Recognizing Signs of Depression by Age

Recognizing depression in children and teens can be challenging. The signs and symptoms are not the same for everyone. Also, many signs of depression can actually be signs of other medical issues or responses to an environment. While children may exhibit tell-tale signs—lack of energy, trouble concentrating, unusual fatigue, extended periods of sadness, diminished enthusiasm—there can be other signs that may be hidden.


Because infants cannot verbally express themselves, signs of pediatric depression can be the most difficult to identify. The most common symptoms include:

  • Joyless and unresponsive facial expressions
  • Listless body posture
  • Slower physical mannerisms
  • Irritable and fussy mannerisms
  • Difficulty eating and sleeping 
  • Physical aches and pains

Toddlers and Preschoolers

Identifying depression in preschool-aged children can be challenging because very young children are less able to articulate their emotional state. Symptoms can include:

  • Frequent headaches or stomachaches
  • Difficulty going to sleep, staying asleep, and excessive sleeping
  • Changes in appetite, mainly not eating enough
  • Lack of interest in social interactions
  • Irritability

Ages 5 – 12

While children in this age group are better equipped to verbalize their emotions, they may often keep their feeling to themselves, making it harder for a parent or caregiver to discern the signs of depression. There are, however, many common signals, including:

  • Sadness most of the time
  • Frequent aggressiveness (i.e., won’t do what you ask most of the time or has frequent tantrums)
  • Regular negative feelings and remarks about themselves
  • Feelings of guilt
  • Fear or constant worry
  • Headaches or stomachaches that don’t seem to have a physical or medical cause
  • Lack of energy 
  • Loss of interest in playing or doing things they used to enjoy
  • Problems sleeping, including nightmares
  • Inability to concentrate, remember things, or make simple decisions
  • Poor academics
  • Difficulting fitting in at school or getting along with other children


Teen years can be filled with angst and drama. Peer pressure, academic expectations, and changing bodies can result in many ups and downs for teens. But for some teens,  lows are more than just temporary feelings—they’re a symptom of depression. Common signs to watch for include:

  • Feelings of sadness, which can include crying spells for no apparent reason
  • Frustration or feelings of anger, even over small matters
  • Feeling hopeless or empty
  • Irritable or annoyed mood
  • Loss of interest or pleasure in usual activities, family, and friends
  • Conflict with family and friends
  • Low self-esteem
  • Feelings of worthlessness or guilt
  • Fixation on past failures or exaggerated self-blame or self-criticism
  • Extreme sensitivity to rejection or failure and the need for excessive reassurance
  • Trouble thinking, concentrating, making decisions, and remembering things
  • Ongoing sense that life and the future are grim and bleak
  • Frequent thoughts of death, dying, or suicide
  • Insomnia or sleeping too much
  • Use of alcohol or drugs
  • Social isolation
  • Poor personal hygiene
  • Angry outbursts, disruptive or risky behavior
  • Self-harm
  • Suicide plan or a suicide attempt

What to Do if You Suspect Your Child or Teen is Depressed

Childhood and teen depression isn’t a weakness or something a child can overcome with willpower. It doesn’t just go away on its own, and it can have serious consequences. It’s important to know the signs of depression so you can access help as early as possible. 

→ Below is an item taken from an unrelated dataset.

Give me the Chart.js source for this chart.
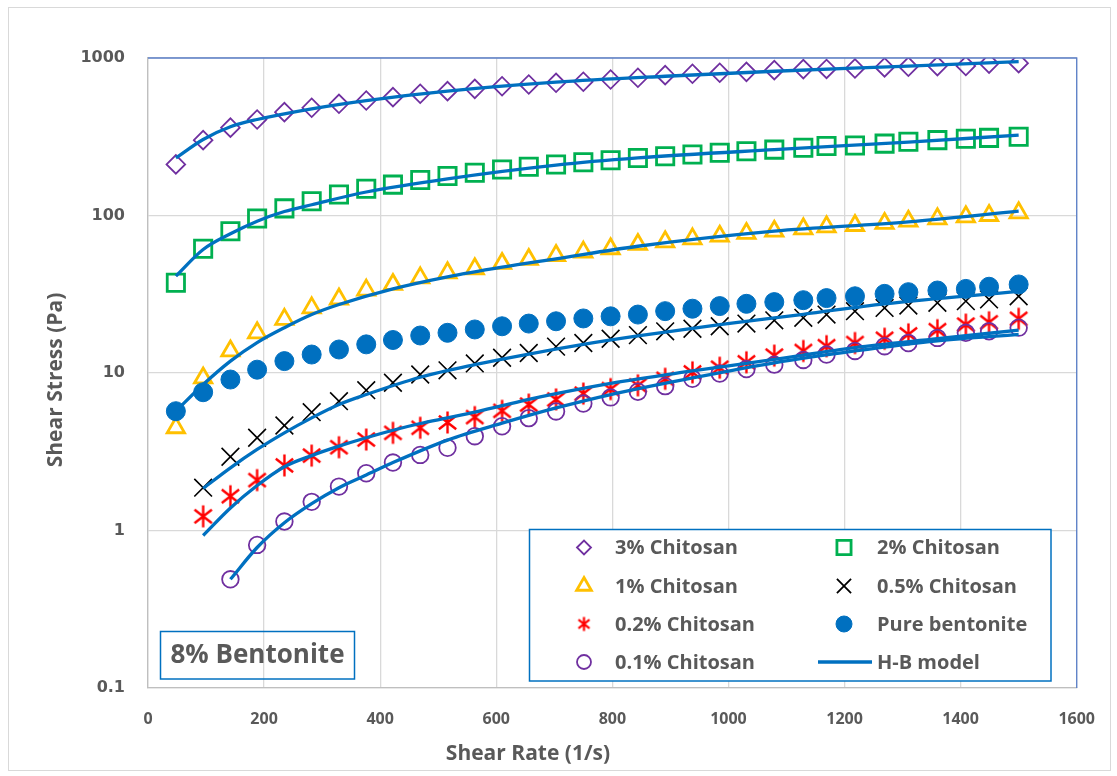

You can find a local therapist through Eagle Valley Behavioral Health who will talk with your child about their feelings, which is an important step in getting a diagnosis and determining a treatment plan. Financial assistance resources like Olivia’s Fund are also available to those who live or work in Eagle County and cannot afford treatment.

About Emergency Help

Suicide is often associated with depression. If you are concerned that your child may hurt themselves or attempt suicide, call 911 or your local emergency number immediately.

If you have concerns that your child is struggling or showing signs or symptoms of depression, it’s imperative to get them help as soon as possible. Depression is treatable, and early intervention can reduce the severity of the condition.